I took a walk on campus today, considering Maria Bantjes’s comments about curiousity and wonder, when I saw this magnolia blossom. I really struggled to get a good, in-focus photo of it. The process reminded me of the first time I put on a pair of glasses. I was five years old, but I refuse to forget the joy I felt upon walking out of the optometrist’s and seeing trees with individual leaves and flowers with petals instead of blobs on sticks that resolved themselves into petals and leaves as I got closer. It was like seeing your whole hand and a close-up of each individual skin cell at the same time. I thought I’d gained a superpower.
Every time I get new glasses, I still look at the leaves and flowers outside first.

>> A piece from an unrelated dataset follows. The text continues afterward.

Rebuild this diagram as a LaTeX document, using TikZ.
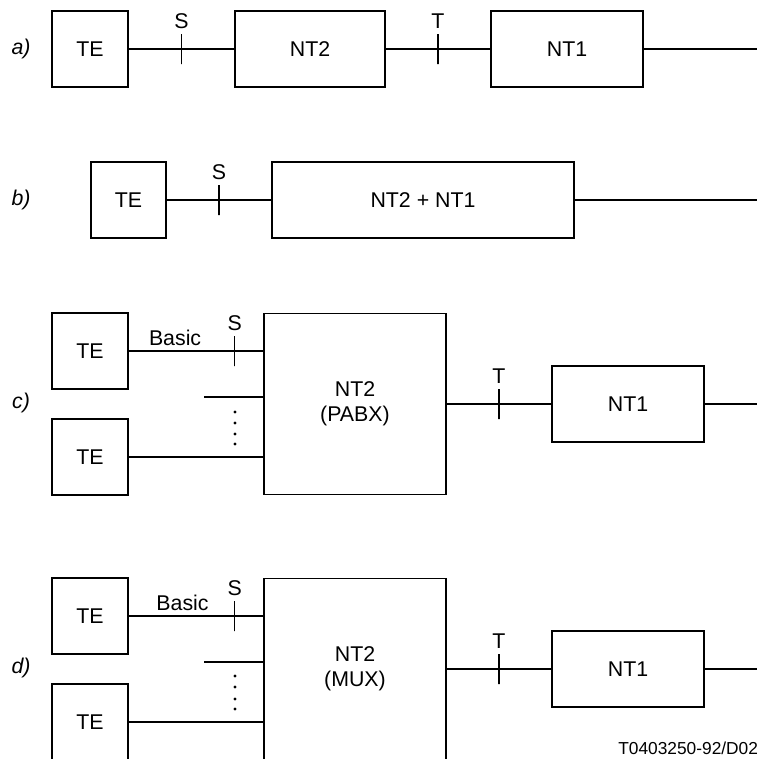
\documentclass[tikz,border=0pt]{standalone}
\usepackage{fontspec}
\setmainfont{Liberation Sans}
\usetikzlibrary{calc, positioning}

\begin{document}
\begin{tikzpicture}[x=0.75pt, y=-0.75pt, line width=0.8pt,
  txt/.style={font=\fontsize{16}{19}\selectfont},
  blk/.style={draw, txt, inner sep=0pt, align=center},
  sq/.style={blk, minimum width=57pt, minimum height=57pt},
  nt1/.style={blk, minimum width=114pt, minimum height=57pt},
  tag/.style={font=\fontsize{16}{19}\selectfont\itshape},
  tick/.style={draw, inner sep=0pt, minimum width=0pt, minimum height=22.5pt,
    label={[txt, inner sep=3pt]above:#1}},
  dotmark/.style={fill=black}]

% page size of the reference
\path[use as bounding box] (0,0) rectangle (764,758);
\clip (0,0) rectangle (764,758);

% a) TE - NT2 - NT1
\node[tag] (la) at (21,49) {a)};
\node[sq] (TEa) at (90,49) {TE};
\node[blk, minimum width=112.5pt, minimum height=57pt] (NT2a) at (310,49) {NT2};
\node[nt1] (NT1a) at (567,49) {NT1};
\coordinate (enda) at (757,49);
\draw (TEa) -- node[tick=S] {} (NT2a);
\draw (NT2a) -- node[tick=T] {} (NT1a);
\draw (NT1a) -- (enda);

% b) TE - combined NT2 + NT1
\node[tag] (lb) at (21,200) {b)};
\node[blk, minimum width=56.25pt, minimum height=57pt] (TEb) at (128.5,200) {TE};
\node[blk, minimum width=226.5pt, minimum height=57pt] (NTb) at (423,200) {NT2 + NT1};
\coordinate (endb) at (757,200);
\draw (TEb) -- node[tick=S] {} (NTb);
\draw (NTb) -- (endb);

% c) several TE on a PABX
\node[tag] (lc) at (21,403) {c)};
\node[sq] (TEc1) at (90,351) {TE};
\node[sq] (TEc2) at (90,457) {TE};
\node[blk, minimum width=136.5pt, minimum height=135.75pt] (NT2c) at (355,404) {NT2\\(PABX)};
\node[nt1] (NT1c) at (628,404) {NT1};
\coordinate (stubc) at (204,397);
\coordinate (endc) at (757,404);
\draw (TEc1) -- node[txt, pos=.345, above] {Basic} node[tick=S, pos=.787] {} (TEc1 -| NT2c.west);
\draw (stubc) -- (stubc -| NT2c.west);
\draw (TEc2) -- (TEc2 -| NT2c.west);
\foreach \yy in {412,423,434,444}
  \fill[dotmark] (235,\yy) circle (1.2pt);
\draw (NT2c) -- node[tick=T] {} (NT1c);
\draw (NT1c) -- (endc);

% d) several TE on a MUX
\node[tag] (ld) at (21,668) {d)};
\node[sq] (TEd1) at (90,616) {TE};
\node[sq] (TEd2) at (90,722) {TE};
\node[blk, minimum width=136.5pt, minimum height=135.75pt] (NT2d) at (355,669) {NT2\\(MUX)};
\node[nt1] (NT1d) at (628,669) {NT1};
\coordinate (stubd) at (204,662);
\coordinate (endd) at (757,669);
\draw (TEd1) -- node[txt, pos=.40, above] {Basic} node[tick=S, pos=.787] {} (TEd1 -| NT2d.west);
\draw (stubd) -- (stubd -| NT2d.west);
\draw (TEd2) -- (TEd2 -| NT2d.west);
\foreach \yy in {676,687,699,709}
  \fill[dotmark] (235,\yy) circle (1.2pt);
\draw (NT2d) -- node[tick=T] {} (NT1d);
\draw (NT1d) -- (endd);

% figure reference
\node[anchor=east, font=\fontsize{13}{15}\selectfont] (ref) at (763,748) {T0403250-92/D02};

\end{tikzpicture}
\end{document}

I’ve decided that I really want to play with the form of an eye chart. Doing a Google Image Search for eye charts was surprisingly inspiring. I was mostly looking for guidance on what the official format for eye charts is, but I realized that there’s actually a very diverse array of eye chart forms. I was particularly drawn to the Snellen eye chart. The alignment of the text seems to form the shape of a leaf or a flower petal.
I spent about 2 hours fumbling around, trying to get Photoshop to make this look like an eye chart. There is nothing quite so bizarre as going through 40 fonts and eventually deciding on Arial. I think it needs something to look more like an eye chart; possibly horizontal lines every few lines, definitely distance measurements in the margins. I’m not sure if the blur is too corny.
The color is working toward its valentine-ness, but I think it may need an image of a flower or a heart to really convey it.
I’m also considering making this the lid to a box of chocolates (which is, after all, the best generic valentine). Each row of chocolates might be less and less fuzzy because of various additives (coconut, cocoa powder, that kind of thing) to simulate an eye exam. I’m not sure if that’s getting too far afield, but I’m excited by the possibilities.